**Given exercise:** Extract the data exactly, missing nothing.

**Information provided:**
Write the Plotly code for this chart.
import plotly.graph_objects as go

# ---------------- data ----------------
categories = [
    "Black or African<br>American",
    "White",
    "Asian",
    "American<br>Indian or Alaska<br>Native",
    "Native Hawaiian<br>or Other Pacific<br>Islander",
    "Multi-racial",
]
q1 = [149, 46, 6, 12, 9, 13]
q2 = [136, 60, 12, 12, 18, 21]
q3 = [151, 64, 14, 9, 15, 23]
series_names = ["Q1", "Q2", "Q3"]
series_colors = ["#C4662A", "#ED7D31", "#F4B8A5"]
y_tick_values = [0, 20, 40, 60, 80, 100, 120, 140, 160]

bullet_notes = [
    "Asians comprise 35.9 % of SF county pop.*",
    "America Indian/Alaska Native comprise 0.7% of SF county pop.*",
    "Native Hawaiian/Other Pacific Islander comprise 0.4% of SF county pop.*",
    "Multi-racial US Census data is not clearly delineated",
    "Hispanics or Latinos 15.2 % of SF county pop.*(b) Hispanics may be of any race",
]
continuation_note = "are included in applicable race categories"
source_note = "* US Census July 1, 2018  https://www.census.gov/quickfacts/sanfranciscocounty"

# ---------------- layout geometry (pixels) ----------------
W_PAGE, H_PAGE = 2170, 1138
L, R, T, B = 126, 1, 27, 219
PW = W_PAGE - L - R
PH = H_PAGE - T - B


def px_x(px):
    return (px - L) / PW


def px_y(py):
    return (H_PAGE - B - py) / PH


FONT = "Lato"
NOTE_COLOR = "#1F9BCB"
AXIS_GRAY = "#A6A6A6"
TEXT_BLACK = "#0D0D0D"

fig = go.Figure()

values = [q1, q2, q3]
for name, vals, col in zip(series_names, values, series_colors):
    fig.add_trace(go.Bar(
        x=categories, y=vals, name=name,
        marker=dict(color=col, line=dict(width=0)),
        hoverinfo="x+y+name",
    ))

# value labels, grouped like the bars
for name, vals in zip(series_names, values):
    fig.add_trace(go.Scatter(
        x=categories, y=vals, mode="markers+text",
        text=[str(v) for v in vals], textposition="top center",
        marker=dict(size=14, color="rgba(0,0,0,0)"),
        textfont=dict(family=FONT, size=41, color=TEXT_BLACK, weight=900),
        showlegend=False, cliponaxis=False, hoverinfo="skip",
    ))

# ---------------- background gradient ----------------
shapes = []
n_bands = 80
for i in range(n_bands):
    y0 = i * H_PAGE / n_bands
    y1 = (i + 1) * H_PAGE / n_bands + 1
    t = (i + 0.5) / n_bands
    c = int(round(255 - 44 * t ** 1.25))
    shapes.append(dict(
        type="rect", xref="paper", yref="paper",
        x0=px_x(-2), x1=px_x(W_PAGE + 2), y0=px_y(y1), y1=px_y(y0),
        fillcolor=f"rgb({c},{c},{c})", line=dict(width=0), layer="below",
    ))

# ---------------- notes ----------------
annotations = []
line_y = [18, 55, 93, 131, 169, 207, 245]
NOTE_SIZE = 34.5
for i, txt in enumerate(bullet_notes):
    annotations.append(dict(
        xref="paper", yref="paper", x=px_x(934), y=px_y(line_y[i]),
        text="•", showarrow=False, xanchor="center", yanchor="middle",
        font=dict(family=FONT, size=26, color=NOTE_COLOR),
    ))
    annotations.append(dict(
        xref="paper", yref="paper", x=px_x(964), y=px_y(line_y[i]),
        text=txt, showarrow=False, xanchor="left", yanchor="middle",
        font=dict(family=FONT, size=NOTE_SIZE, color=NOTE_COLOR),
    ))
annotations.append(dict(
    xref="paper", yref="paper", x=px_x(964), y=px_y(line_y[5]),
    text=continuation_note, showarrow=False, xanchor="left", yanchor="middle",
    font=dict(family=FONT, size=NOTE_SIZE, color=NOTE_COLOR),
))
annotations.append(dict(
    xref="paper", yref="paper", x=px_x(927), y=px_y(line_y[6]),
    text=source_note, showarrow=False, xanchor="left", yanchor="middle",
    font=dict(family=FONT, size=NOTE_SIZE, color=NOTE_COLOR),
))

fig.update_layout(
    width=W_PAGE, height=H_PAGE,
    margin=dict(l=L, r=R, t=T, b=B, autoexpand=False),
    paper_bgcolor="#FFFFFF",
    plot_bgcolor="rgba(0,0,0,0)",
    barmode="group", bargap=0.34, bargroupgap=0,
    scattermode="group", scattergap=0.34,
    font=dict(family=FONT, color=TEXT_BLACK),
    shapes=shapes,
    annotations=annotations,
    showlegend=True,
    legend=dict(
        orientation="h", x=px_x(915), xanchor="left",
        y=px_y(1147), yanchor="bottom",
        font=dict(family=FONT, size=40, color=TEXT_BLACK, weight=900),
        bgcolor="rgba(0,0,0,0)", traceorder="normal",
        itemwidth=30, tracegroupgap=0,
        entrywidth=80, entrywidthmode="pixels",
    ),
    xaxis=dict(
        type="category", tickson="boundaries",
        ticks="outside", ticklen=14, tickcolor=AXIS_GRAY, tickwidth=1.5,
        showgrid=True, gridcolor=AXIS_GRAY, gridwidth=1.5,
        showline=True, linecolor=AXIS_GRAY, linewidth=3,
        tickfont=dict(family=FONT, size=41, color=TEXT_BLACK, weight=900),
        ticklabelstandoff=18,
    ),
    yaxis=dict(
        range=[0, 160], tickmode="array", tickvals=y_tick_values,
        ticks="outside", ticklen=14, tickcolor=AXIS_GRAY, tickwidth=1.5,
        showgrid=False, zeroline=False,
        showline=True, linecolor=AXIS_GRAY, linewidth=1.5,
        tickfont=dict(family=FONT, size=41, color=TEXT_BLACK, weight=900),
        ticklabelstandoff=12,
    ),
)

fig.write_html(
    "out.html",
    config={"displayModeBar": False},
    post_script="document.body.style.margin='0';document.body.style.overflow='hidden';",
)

**Answer to the problem:**
Write the Plotly code for this chart.
import plotly.graph_objects as go

# ---------------- data ----------------
categories = [
    "Black or African<br>American",
    "White",
    "Asian",
    "American<br>Indian or Alaska<br>Native",
    "Native Hawaiian<br>or Other Pacific<br>Islander",
    "Multi-racial",
]
q1 = [149, 46, 6, 12, 9, 13]
q2 = [136, 60, 12, 12, 18, 21]
q3 = [151, 64, 14, 9, 15, 23]
series_names = ["Q1", "Q2", "Q3"]
series_colors = ["#C4662A", "#ED7D31", "#F4B8A5"]
y_tick_values = [0, 20, 40, 60, 80, 100, 120, 140, 160]

bullet_notes = [
    "Asians comprise 35.9 % of SF county pop.*",
    "America Indian/Alaska Native comprise 0.7% of SF county pop.*",
    "Native Hawaiian/Other Pacific Islander comprise 0.4% of SF county pop.*",
    "Multi-racial US Census data is not clearly delineated",
    "Hispanics or Latinos 15.2 % of SF county pop.*(b) Hispanics may be of any race",
]
continuation_note = "are included in applicable race categories"
source_note = "* US Census July 1, 2018  https://www.census.gov/quickfacts/sanfranciscocounty"

# ---------------- layout geometry (pixels) ----------------
W_PAGE, H_PAGE = 2170, 1138
L, R, T, B = 126, 1, 27, 219
PW = W_PAGE - L - R
PH = H_PAGE - T - B


def px_x(px):
    return (px - L) / PW


def px_y(py):
    return (H_PAGE - B - py) / PH


FONT = "Lato"
NOTE_COLOR = "#1F9BCB"
AXIS_GRAY = "#A6A6A6"
TEXT_BLACK = "#0D0D0D"

fig = go.Figure()

values = [q1, q2, q3]
for name, vals, col in zip(series_names, values, series_colors):
    fig.add_trace(go.Bar(
        x=categories, y=vals, name=name,
        marker=dict(color=col, line=dict(width=0)),
        hoverinfo="x+y+name",
    ))

# value labels, grouped like the bars
for name, vals in zip(series_names, values):
    fig.add_trace(go.Scatter(
        x=categories, y=vals, mode="markers+text",
        text=[str(v) for v in vals], textposition="top center",
        marker=dict(size=14, color="rgba(0,0,0,0)"),
        textfont=dict(family=FONT, size=41, color=TEXT_BLACK, weight=900),
        showlegend=False, cliponaxis=False, hoverinfo="skip",
    ))

# ---------------- background gradient ----------------
shapes = []
n_bands = 80
for i in range(n_bands):
    y0 = i * H_PAGE / n_bands
    y1 = (i + 1) * H_PAGE / n_bands + 1
    t = (i + 0.5) / n_bands
    c = int(round(255 - 44 * t ** 1.25))
    shapes.append(dict(
        type="rect", xref="paper", yref="paper",
        x0=px_x(-2), x1=px_x(W_PAGE + 2), y0=px_y(y1), y1=px_y(y0),
        fillcolor=f"rgb({c},{c},{c})", line=dict(width=0), layer="below",
    ))

# ---------------- notes ----------------
annotations = []
line_y = [18, 55, 93, 131, 169, 207, 245]
NOTE_SIZE = 34.5
for i, txt in enumerate(bullet_notes):
    annotations.append(dict(
        xref="paper", yref="paper", x=px_x(934), y=px_y(line_y[i]),
        text="•", showarrow=False, xanchor="center", yanchor="middle",
        font=dict(family=FONT, size=26, color=NOTE_COLOR),
    ))
    annotations.append(dict(
        xref="paper", yref="paper", x=px_x(964), y=px_y(line_y[i]),
        text=txt, showarrow=False, xanchor="left", yanchor="middle",
        font=dict(family=FONT, size=NOTE_SIZE, color=NOTE_COLOR),
    ))
annotations.append(dict(
    xref="paper", yref="paper", x=px_x(964), y=px_y(line_y[5]),
    text=continuation_note, showarrow=False, xanchor="left", yanchor="middle",
    font=dict(family=FONT, size=NOTE_SIZE, color=NOTE_COLOR),
))
annotations.append(dict(
    xref="paper", yref="paper", x=px_x(927), y=px_y(line_y[6]),
    text=source_note, showarrow=False, xanchor="left", yanchor="middle",
    font=dict(family=FONT, size=NOTE_SIZE, color=NOTE_COLOR),
))

fig.update_layout(
    width=W_PAGE, height=H_PAGE,
    margin=dict(l=L, r=R, t=T, b=B, autoexpand=False),
    paper_bgcolor="#FFFFFF",
    plot_bgcolor="rgba(0,0,0,0)",
    barmode="group", bargap=0.34, bargroupgap=0,
    scattermode="group", scattergap=0.34,
    font=dict(family=FONT, color=TEXT_BLACK),
    shapes=shapes,
    annotations=annotations,
    showlegend=True,
    legend=dict(
        orientation="h", x=px_x(915), xanchor="left",
        y=px_y(1147), yanchor="bottom",
        font=dict(family=FONT, size=40, color=TEXT_BLACK, weight=900),
        bgcolor="rgba(0,0,0,0)", traceorder="normal",
        itemwidth=30, tracegroupgap=0,
        entrywidth=80, entrywidthmode="pixels",
    ),
    xaxis=dict(
        type="category", tickson="boundaries",
        ticks="outside", ticklen=14, tickcolor=AXIS_GRAY, tickwidth=1.5,
        showgrid=True, gridcolor=AXIS_GRAY, gridwidth=1.5,
        showline=True, linecolor=AXIS_GRAY, linewidth=3,
        tickfont=dict(family=FONT, size=41, color=TEXT_BLACK, weight=900),
        ticklabelstandoff=18,
    ),
    yaxis=dict(
        range=[0, 160], tickmode="array", tickvals=y_tick_values,
        ticks="outside", ticklen=14, tickcolor=AXIS_GRAY, tickwidth=1.5,
        showgrid=False, zeroline=False,
        showline=True, linecolor=AXIS_GRAY, linewidth=1.5,
        tickfont=dict(family=FONT, size=41, color=TEXT_BLACK, weight=900),
        ticklabelstandoff=12,
    ),
)

fig.write_html(
    "out.html",
    config={"displayModeBar": False},
    post_script="document.body.style.margin='0';document.body.style.overflow='hidden';",
)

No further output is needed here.